SHA-256 checksums enable integrity verification:

# Generate checksum
sha256sum train.jsonl
# Output: e3b0c44298fc1c149afbf4c8996fb92427ae41e4649b934ca495991b7852b855  train.jsonl

split

Use consistent split names across files:

train - Training data
validation or dev - Validation/development data
test - Test data
Custom names for additional splits (e.g., test-hard, train-small)
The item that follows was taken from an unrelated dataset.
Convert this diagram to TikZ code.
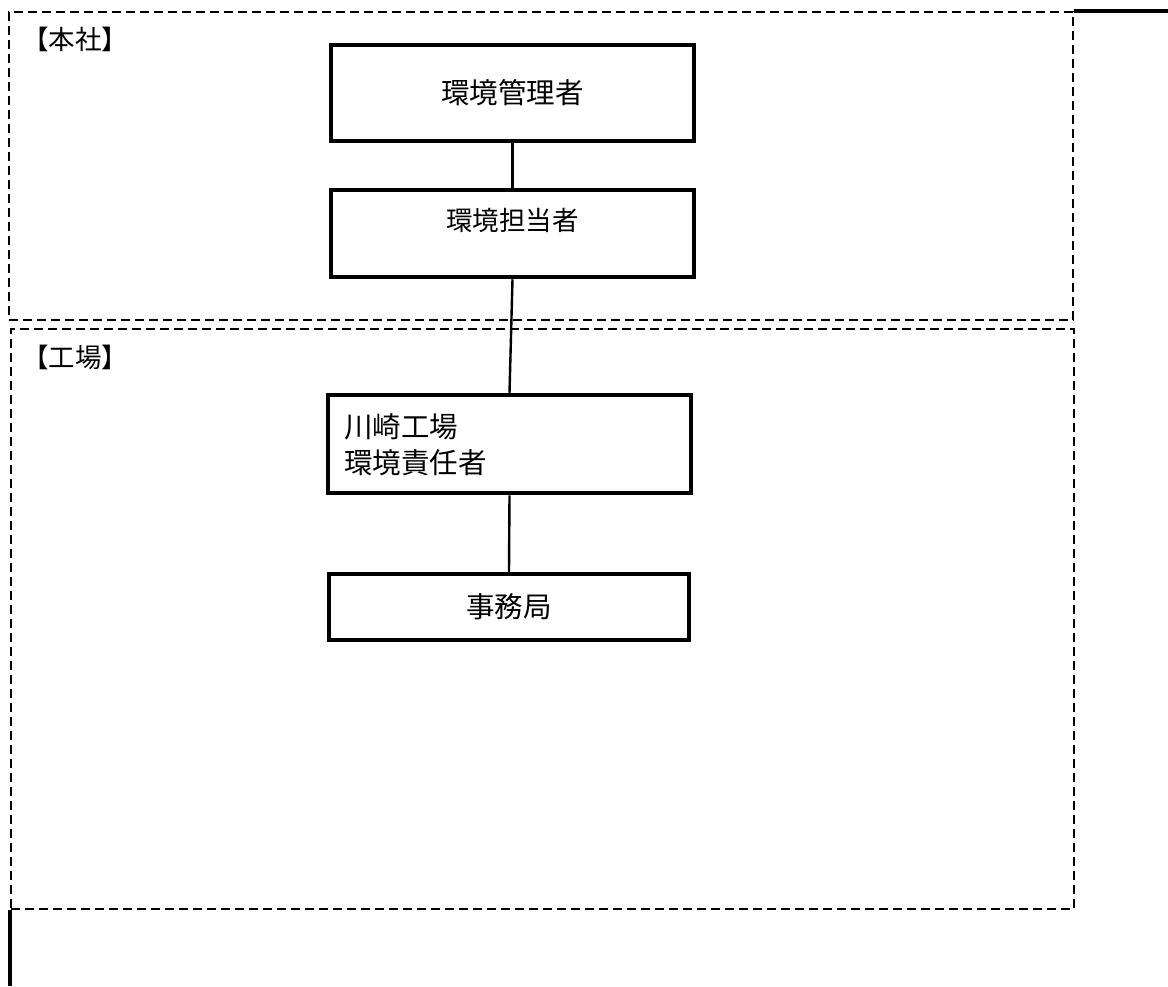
\documentclass[tikz,border=0pt]{standalone}
\usepackage{fontspec}
\setmainfont{Noto Sans CJK JP}
\begin{document}
\begin{tikzpicture}[x=1pt,y=-1pt,
  frame/.style={draw,line width=1.7pt,dash pattern=on 9pt off 5pt,inner sep=0pt,anchor=north west},
  orgbox/.style={draw,line width=4.5pt,inner sep=0pt,font=\fontsize{28.5}{36}\selectfont},
  txt/.style={inner sep=0pt,font=\fontsize{28.5}{36}\selectfont},
  lbl/.style={inner sep=0pt,anchor=west,font=\fontsize{26.5}{30}\selectfont},
  link/.style={line width=2.4pt},
  solidedge/.style={line width=3.2pt}]
\useasboundingbox (0,0) rectangle (1168,986);
% frames
\node[frame,minimum width=1064pt,minimum height=308pt] (frameA) at (8,11) {};
\node[frame,minimum width=1063pt,minimum height=580pt] (frameB) at (10,328) {};
\coordinate (tr) at (1168,11);
\coordinate (bl) at (10,986);
\draw[solidedge] (frameA.north east) -- (tr);
\draw[solidedge] (frameB.south west) -- (bl);
% labels
\node[lbl] (lhq) at (22,39) {【本社】};
\node[lbl] (lfac) at (22,357) {【工場】};
% boxes
\node[orgbox,minimum width=363pt,minimum height=96pt] (b1) at (512.5,93) {環境管理者};
\node[orgbox,minimum width=363pt,minimum height=87pt] (b2) at (512.5,233.5) {};
\node[txt,font=\fontsize{26.5}{30}\selectfont] (b2t) at ([yshift=13.5pt]b2.center) {環境担当者};
\node[orgbox,minimum width=363pt,minimum height=98pt] (b3) at (509.5,444) {};
\node[txt,anchor=west,align=left] (b3t) at (344,445) {川崎工場\\環境責任者};
\node[orgbox,minimum width=360pt,minimum height=66pt] (b4) at (509,607) {事務局};
% connectors
\draw[link] (b1.south) -- (b2.north);
\draw[link] (b2.south) -- (b3.north);
\draw[link] (b3.south) -- (b4.north);
\end{tikzpicture}
\end{document}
Split names must match those defined in data.splits if that field is populated.

uri vs path

Use uri when files have absolute URLs:

{
  "uri": "https://huggingface.co/datasets/example/corpus/resolve/main/train.jsonl"
}

Use path with base_uri for cleaner multi-file specifications:

{
  "base_uri": "https://cdn.example.org/v1/",
  "files": [
    { "path": "train.jsonl", "..." },
    { "path": "test.jsonl", "..." }
  ]
}
// Resolved URLs:
// https://cdn.example.org/v1/train.jsonl
// https://cdn.example.org/v1/test.jsonl

Supported URI Schemes

https:// - Standard web URLs
http:// - Unencrypted web (not recommended)
s3:// - Amazon S3
gs:// - Google Cloud Storage
hf:// - Hugging Face Hub
az:// - Azure Blob Storage

Connecting to Splits

If you define splits in data.splits, the split names in artifacts.files should correspond:

{
  "data": {
    "splits": [
      {
        "name": "train",
        "share_of_examples": 0.8,
        "selection_method": "random"
      },
      {
        "name": "test",
        "share_of_examples": 0.2,
        "selection_method": "random"
      }
    ]
  },
  "artifacts": {
    "files": [
      { "split": "train", "..." },
      { "split": "test", "..." }
    ]
  }
}